The greater part of the work deals with brahmanical ceremonies and feasts, the duties of castes, some accounts of snake myths, and other matters.[15] It also covers the duties of women, good and bad signs of people, and methods of worshipping Brahma, Ganesha, Skanda, and the Snakes.[16] A considerable section deals with Sun worship in a place called "Śākadvīpa" which may be a reference to Scythia.[17][18]
Of the four existing parts of the text, the Madhyamaparvan, which is not mentioned anywhere else as having formed a part of the Bhavishya Purana, is characterized by Rajendra Hazra as "a late appendage abounding in Tantric elements."[19]
Hazra has the following to say regarding the Pratisargaparvan:
The Pratisargaparvan, though nominally mentioned in the Bhaviṣya (I.1.2–3), contains stories about Adam, Noah, Yākuta, Taimurlong, Nadir Shah, Akbar (the emperor of Delhi), Jayacandra, ... and many others. It even knows the British rule in India and names Calcutta and the Parliament.[20]

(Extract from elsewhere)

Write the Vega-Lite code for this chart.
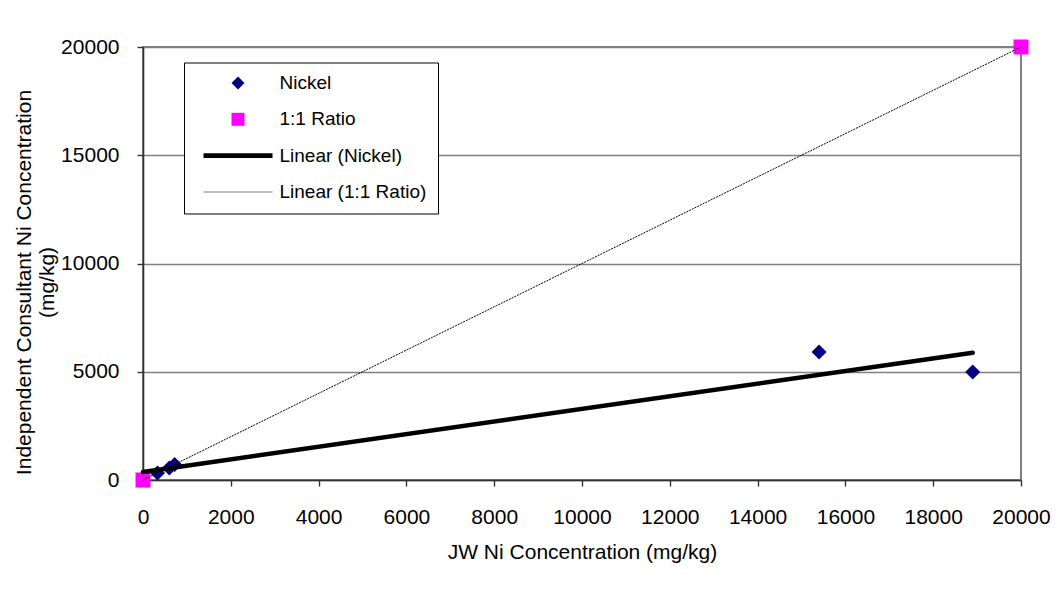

A. K. Ramanujan mentions finding references to Christ (as Isha Putra), Moses, and Queen Victoria in the "appropriately up-to-date Bhaviṣya Purāṇa" and cites this as an example of the fact that:
"In spite of repeated efforts to impose schemes and canons on them from time to time, Purāṇas are open systems."[21]
It also mentions the Iranian prophet Zarathushtra. It tells the story of the union of Nishkubha, daughter of Rsi Rijihva and the Sun (Mihira). From this wedlock was born a sage called Zarashata, who apparently is Zoroaster of the Iranian traditions.
The Uttaraparvan, though nominally attached to the Bhavishya Purana, is usually considered to be an independent work, also known as the Bhaviṣyottara Purāṇa, and as such is included among the Upapuranas (Lesser Puranas).[22] The Bhaviṣyottara Purana is primarily a handbook of religious rites with a few legends and myths.[23] Rajendra Hazra characterizes it as "a loose collection of materials taken from various sources" that is lacking in many of the traditional five characteristics of a purana, but which offers an interesting study of vows, festivals, and donations from sociological and religious points of view.[24]